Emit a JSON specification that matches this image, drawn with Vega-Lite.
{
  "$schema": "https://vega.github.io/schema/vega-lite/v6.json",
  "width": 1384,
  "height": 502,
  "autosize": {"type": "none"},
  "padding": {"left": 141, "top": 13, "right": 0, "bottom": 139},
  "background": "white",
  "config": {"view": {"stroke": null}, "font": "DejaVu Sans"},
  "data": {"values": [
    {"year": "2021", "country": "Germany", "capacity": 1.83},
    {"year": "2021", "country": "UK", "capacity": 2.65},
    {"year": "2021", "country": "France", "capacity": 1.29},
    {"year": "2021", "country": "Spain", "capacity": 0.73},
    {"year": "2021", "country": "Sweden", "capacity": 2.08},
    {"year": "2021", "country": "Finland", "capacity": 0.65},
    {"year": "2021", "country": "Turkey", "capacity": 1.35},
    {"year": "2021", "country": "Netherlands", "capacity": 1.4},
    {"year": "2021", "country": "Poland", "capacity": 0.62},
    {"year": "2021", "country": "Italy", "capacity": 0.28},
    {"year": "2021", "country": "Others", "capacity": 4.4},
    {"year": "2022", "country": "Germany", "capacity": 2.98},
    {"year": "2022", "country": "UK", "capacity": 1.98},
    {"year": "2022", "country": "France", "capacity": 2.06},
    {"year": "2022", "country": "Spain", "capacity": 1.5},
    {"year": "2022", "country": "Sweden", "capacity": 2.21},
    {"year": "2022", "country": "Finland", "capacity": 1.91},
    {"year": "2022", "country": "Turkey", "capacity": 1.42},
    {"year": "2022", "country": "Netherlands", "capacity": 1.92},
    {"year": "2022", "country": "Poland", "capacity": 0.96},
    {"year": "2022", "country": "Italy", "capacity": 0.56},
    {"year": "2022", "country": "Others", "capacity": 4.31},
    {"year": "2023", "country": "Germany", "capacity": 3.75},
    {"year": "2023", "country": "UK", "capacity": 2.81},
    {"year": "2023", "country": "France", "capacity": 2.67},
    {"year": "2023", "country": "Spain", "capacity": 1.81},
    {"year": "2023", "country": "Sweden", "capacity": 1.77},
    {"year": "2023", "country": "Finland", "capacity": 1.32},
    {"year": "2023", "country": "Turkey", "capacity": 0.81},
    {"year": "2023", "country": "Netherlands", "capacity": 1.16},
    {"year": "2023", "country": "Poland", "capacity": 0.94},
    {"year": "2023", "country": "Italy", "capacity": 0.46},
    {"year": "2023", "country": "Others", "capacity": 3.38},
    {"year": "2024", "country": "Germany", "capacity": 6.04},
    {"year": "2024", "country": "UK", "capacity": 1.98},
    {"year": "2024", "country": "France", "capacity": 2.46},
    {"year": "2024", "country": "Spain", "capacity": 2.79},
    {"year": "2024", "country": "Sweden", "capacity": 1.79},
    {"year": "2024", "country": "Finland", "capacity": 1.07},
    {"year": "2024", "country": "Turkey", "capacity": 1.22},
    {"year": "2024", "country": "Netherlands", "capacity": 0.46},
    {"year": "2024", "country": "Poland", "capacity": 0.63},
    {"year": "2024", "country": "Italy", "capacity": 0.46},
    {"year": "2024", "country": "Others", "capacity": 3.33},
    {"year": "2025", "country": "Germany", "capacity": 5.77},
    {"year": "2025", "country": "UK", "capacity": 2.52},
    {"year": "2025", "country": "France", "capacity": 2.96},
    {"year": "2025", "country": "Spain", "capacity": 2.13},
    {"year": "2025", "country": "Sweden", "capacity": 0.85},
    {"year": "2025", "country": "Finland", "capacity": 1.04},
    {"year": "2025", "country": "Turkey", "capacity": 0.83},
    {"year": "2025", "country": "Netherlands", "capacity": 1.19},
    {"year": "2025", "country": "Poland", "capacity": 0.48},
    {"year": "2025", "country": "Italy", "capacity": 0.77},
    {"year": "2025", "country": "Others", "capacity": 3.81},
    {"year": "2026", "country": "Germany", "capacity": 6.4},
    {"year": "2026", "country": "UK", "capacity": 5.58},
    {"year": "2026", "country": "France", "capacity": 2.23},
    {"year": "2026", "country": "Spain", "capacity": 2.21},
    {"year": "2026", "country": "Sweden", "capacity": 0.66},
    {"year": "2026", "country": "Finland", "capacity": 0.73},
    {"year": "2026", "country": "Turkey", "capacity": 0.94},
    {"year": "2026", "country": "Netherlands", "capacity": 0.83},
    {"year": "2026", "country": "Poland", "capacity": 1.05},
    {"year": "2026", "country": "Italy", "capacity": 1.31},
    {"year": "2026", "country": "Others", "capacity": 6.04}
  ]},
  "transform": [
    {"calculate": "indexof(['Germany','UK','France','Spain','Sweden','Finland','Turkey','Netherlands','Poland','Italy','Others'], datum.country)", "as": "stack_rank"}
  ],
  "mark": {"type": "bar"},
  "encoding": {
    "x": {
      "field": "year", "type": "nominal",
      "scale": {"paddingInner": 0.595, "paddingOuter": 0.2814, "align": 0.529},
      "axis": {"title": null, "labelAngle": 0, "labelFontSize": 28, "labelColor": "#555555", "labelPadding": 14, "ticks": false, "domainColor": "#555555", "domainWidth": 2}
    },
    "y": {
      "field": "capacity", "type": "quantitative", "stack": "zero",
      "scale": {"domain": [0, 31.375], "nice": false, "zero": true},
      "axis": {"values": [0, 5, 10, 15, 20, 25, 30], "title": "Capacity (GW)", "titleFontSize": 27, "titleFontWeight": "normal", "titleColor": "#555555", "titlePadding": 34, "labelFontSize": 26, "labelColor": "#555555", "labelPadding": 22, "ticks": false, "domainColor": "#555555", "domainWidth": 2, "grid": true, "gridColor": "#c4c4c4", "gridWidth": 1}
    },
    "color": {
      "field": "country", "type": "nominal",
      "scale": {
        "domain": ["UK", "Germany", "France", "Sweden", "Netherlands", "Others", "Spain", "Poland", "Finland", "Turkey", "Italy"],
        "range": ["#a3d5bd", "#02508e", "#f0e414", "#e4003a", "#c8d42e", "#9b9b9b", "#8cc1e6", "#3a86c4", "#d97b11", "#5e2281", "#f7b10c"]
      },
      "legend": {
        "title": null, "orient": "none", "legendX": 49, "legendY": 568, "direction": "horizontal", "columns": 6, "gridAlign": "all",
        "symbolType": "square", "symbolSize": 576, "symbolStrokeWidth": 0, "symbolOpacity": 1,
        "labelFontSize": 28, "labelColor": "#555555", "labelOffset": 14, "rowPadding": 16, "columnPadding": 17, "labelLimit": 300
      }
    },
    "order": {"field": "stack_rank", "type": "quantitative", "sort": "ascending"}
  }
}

____

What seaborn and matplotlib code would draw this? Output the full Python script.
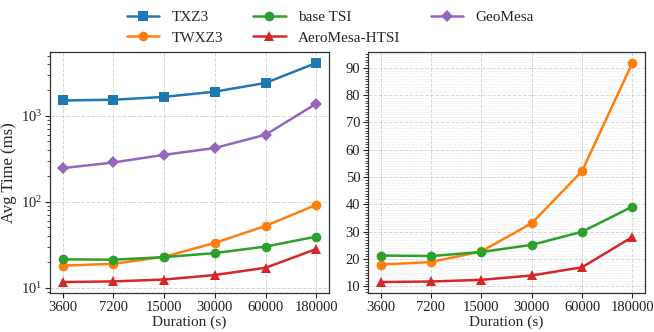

____

**Job:**
Show the lines of the records that contain the word "this".

**Expected answer:**
Emit a JSON specification that matches this image, drawn with Vega-Lite.
What seaborn and matplotlib code would draw this? Output the full Python script.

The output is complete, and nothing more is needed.